At the beginning of my post, I mentioned that I have taken a lot of financial missteps. They can almost all be traced back to not paying attention. For example: automatic monthly renewals totally cost me. Make sure that if you only want a service for a month that you promptly cancel or set a reminder to cancel. It is a total bummer to see a renewal charge for something on your credit card that you no longer are using (Netflix, Amazon Prime, Spotify…). As university students, our four-month summers can allow for multiple part time jobs — I’ve even balanced five part-time jobs with a full course load. It is really important to pay attention to your annual income because you don’t want to be shocked by the income tax that you owe.
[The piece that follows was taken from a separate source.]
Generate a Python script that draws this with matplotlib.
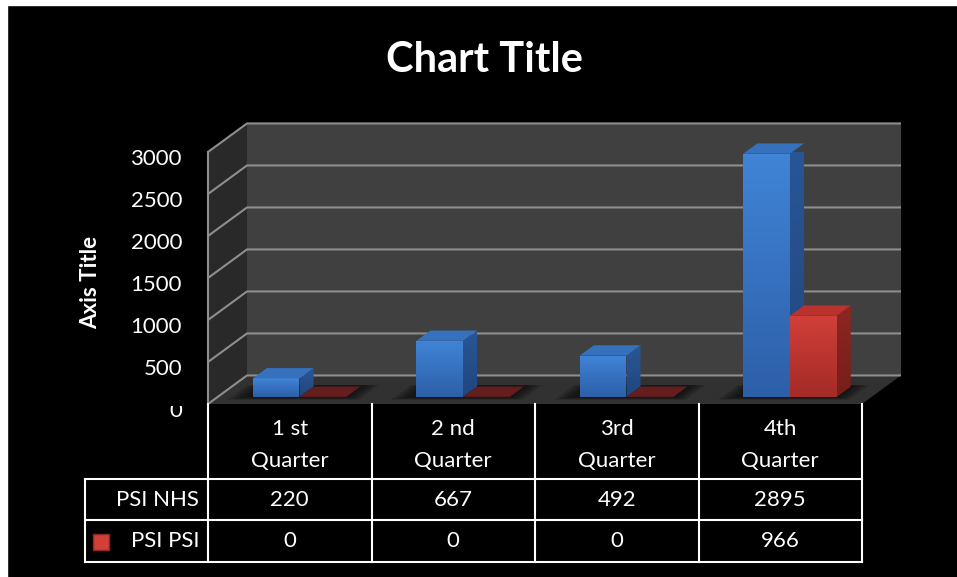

I would also pay attention to what your spending habits are, and which credit card caters best to your needs (For me, a Simplii Visa is the best match because it offers cash back on purchases from restaurants, i.e. Starbucks). Credit cards have extremely high interest rates, so ensuring that you don’t forget to pay your credit card bill every month is VERY important.

If you have extra money that you put into a savings account, I think it is also important to explore the different saving options that are available such as the Registered Retirement Savings Plan (RRSP) or the Tax Free Savings Account (TFSA). The earlier you get an understanding of these accounts, the sooner you can get in the game and reap the benefits they offer, and the more financially secure you will eventually be!

To conclude this piece, I would like to share the fact that my boyfriend thinks I am the cheapest person in the world. I know he’s insulting me, but I take it as an ultimate compliment. Nothing wrong with trying to make smart financial decisions!

Do you have money saving hacks? Share them with me!